Everything from the first line of the data below through the line that contains "(concl) at (734,1665)[box,minimum" should be written out exactly, please, and nothing more; the pictures stay out.

DATA BLOCK -
--------------------

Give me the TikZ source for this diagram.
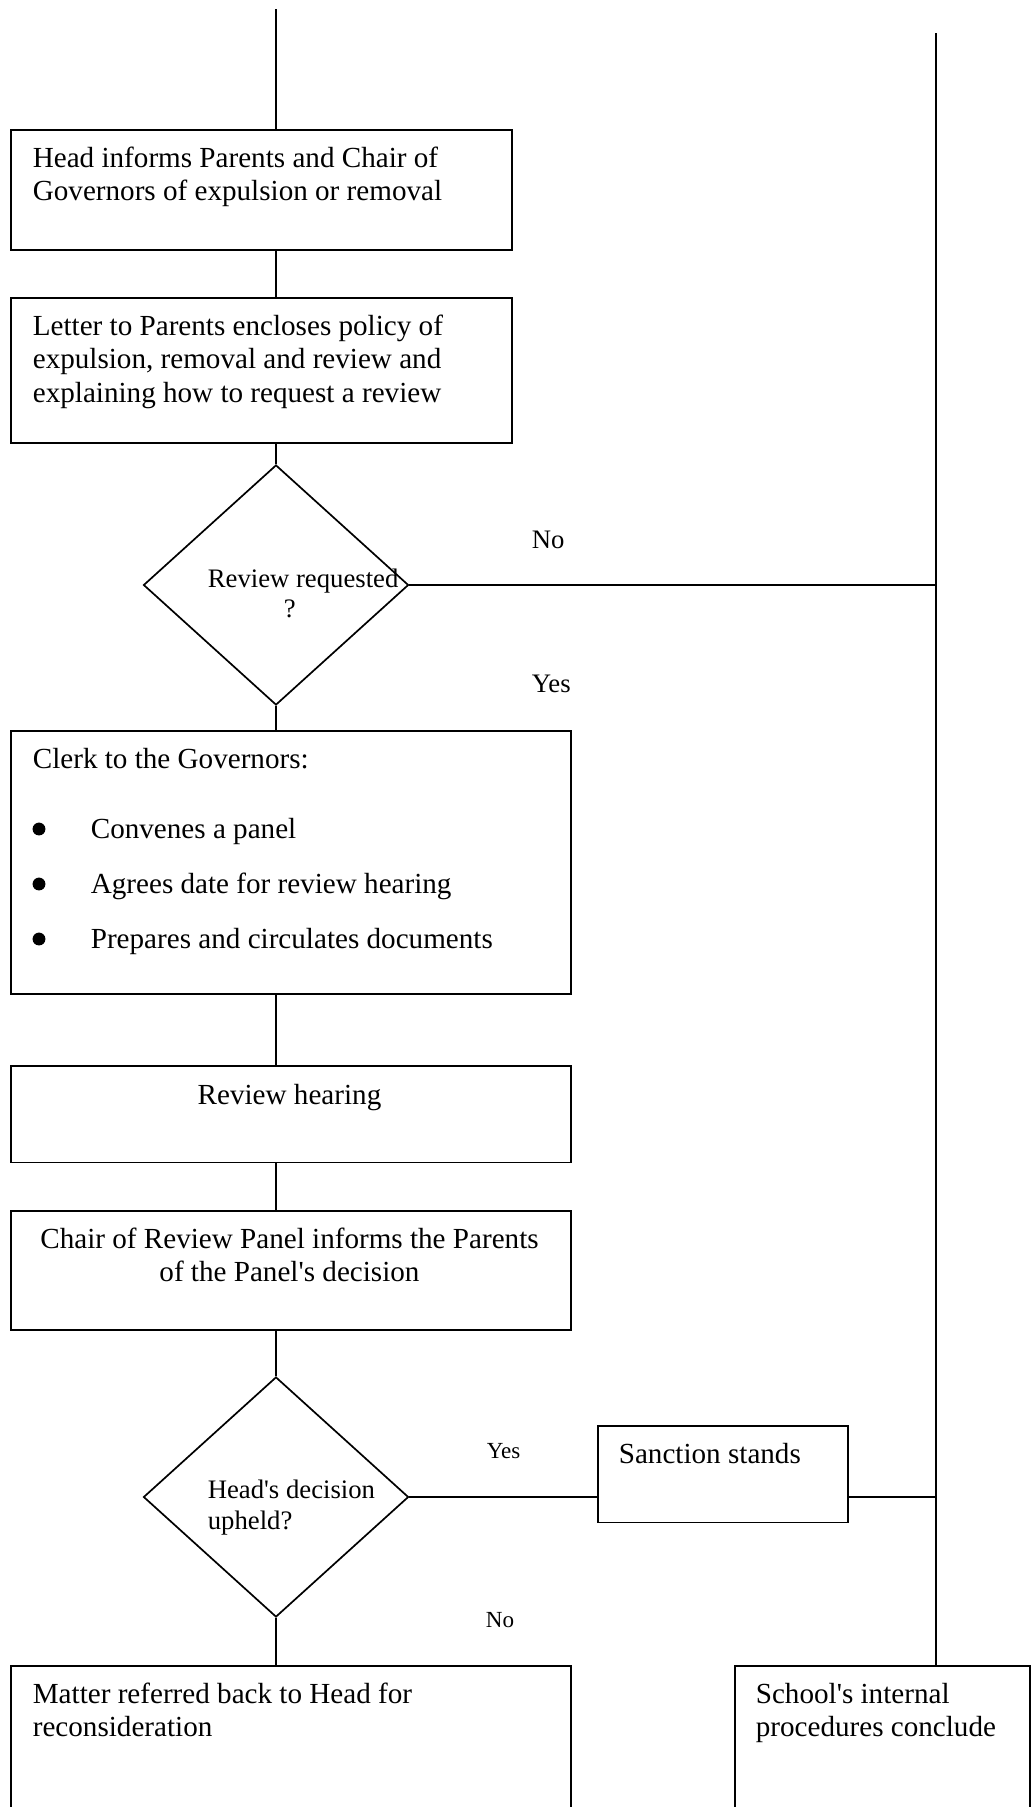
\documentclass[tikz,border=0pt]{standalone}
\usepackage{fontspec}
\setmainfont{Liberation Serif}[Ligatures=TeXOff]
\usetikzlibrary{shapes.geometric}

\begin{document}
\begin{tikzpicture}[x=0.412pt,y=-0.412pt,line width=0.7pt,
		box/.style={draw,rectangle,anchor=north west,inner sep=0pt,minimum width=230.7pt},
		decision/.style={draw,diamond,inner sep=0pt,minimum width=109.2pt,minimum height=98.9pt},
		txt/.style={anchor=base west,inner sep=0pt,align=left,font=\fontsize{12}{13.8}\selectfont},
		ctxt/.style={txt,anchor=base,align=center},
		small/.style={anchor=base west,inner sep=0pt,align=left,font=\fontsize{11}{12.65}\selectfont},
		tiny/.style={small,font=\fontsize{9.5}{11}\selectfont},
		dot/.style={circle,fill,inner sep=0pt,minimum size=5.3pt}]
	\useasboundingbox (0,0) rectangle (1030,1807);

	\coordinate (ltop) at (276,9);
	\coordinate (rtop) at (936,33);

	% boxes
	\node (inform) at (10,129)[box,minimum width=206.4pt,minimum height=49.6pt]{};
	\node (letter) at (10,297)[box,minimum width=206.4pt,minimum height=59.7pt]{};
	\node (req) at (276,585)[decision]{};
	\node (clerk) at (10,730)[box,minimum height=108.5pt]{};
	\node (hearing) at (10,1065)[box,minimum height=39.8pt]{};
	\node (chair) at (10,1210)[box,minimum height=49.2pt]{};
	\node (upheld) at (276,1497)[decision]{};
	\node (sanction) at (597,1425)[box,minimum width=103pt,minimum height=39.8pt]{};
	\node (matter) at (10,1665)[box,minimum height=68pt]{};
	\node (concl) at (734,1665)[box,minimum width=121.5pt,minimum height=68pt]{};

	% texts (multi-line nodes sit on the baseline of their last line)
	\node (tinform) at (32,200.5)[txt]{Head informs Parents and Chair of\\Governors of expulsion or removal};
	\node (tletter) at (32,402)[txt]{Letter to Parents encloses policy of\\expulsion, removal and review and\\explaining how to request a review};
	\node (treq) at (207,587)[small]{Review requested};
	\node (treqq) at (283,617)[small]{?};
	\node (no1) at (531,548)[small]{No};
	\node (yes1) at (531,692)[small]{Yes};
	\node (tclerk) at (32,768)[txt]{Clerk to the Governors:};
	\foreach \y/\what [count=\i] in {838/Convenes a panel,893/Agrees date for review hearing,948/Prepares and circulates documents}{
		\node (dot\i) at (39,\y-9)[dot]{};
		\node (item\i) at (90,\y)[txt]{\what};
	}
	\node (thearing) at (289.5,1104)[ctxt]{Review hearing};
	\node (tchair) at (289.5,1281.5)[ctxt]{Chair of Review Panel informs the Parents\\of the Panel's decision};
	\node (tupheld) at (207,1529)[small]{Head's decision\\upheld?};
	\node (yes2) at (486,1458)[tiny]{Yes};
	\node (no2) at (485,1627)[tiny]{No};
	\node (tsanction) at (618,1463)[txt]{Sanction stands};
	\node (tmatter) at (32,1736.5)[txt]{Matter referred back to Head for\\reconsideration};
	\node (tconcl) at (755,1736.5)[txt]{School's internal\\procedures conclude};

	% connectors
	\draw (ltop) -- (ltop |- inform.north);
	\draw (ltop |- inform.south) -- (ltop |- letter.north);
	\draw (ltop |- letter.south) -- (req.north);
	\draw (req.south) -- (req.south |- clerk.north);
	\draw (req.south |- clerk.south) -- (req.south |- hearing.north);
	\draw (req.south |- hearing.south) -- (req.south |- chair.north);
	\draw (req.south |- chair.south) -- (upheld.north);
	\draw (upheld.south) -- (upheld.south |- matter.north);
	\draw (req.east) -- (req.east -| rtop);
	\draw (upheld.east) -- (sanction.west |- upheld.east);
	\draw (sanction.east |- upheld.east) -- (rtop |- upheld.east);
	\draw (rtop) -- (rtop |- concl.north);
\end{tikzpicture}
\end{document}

--------------------

EXERCISE OUTPUT -
Give me the TikZ source for this diagram.
\documentclass[tikz,border=0pt]{standalone}
\usepackage{fontspec}
\setmainfont{Liberation Serif}[Ligatures=TeXOff]
\usetikzlibrary{shapes.geometric}

\begin{document}
\begin{tikzpicture}[x=0.412pt,y=-0.412pt,line width=0.7pt,
		box/.style={draw,rectangle,anchor=north west,inner sep=0pt,minimum width=230.7pt},
		decision/.style={draw,diamond,inner sep=0pt,minimum width=109.2pt,minimum height=98.9pt},
		txt/.style={anchor=base west,inner sep=0pt,align=left,font=\fontsize{12}{13.8}\selectfont},
		ctxt/.style={txt,anchor=base,align=center},
		small/.style={anchor=base west,inner sep=0pt,align=left,font=\fontsize{11}{12.65}\selectfont},
		tiny/.style={small,font=\fontsize{9.5}{11}\selectfont},
		dot/.style={circle,fill,inner sep=0pt,minimum size=5.3pt}]
	\useasboundingbox (0,0) rectangle (1030,1807);

	\coordinate (ltop) at (276,9);
	\coordinate (rtop) at (936,33);

	% boxes
	\node (inform) at (10,129)[box,minimum width=206.4pt,minimum height=49.6pt]{};
	\node (letter) at (10,297)[box,minimum width=206.4pt,minimum height=59.7pt]{};
	\node (req) at (276,585)[decision]{};
	\node (clerk) at (10,730)[box,minimum height=108.5pt]{};
	\node (hearing) at (10,1065)[box,minimum height=39.8pt]{};
	\node (chair) at (10,1210)[box,minimum height=49.2pt]{};
	\node (upheld) at (276,1497)[decision]{};
	\node (sanction) at (597,1425)[box,minimum width=103pt,minimum height=39.8pt]{};
	\node (matter) at (10,1665)[box,minimum height=68pt]{};
	\node (concl) at (734,1665)[box,minimum width=121.5pt,minimum height=68pt]{};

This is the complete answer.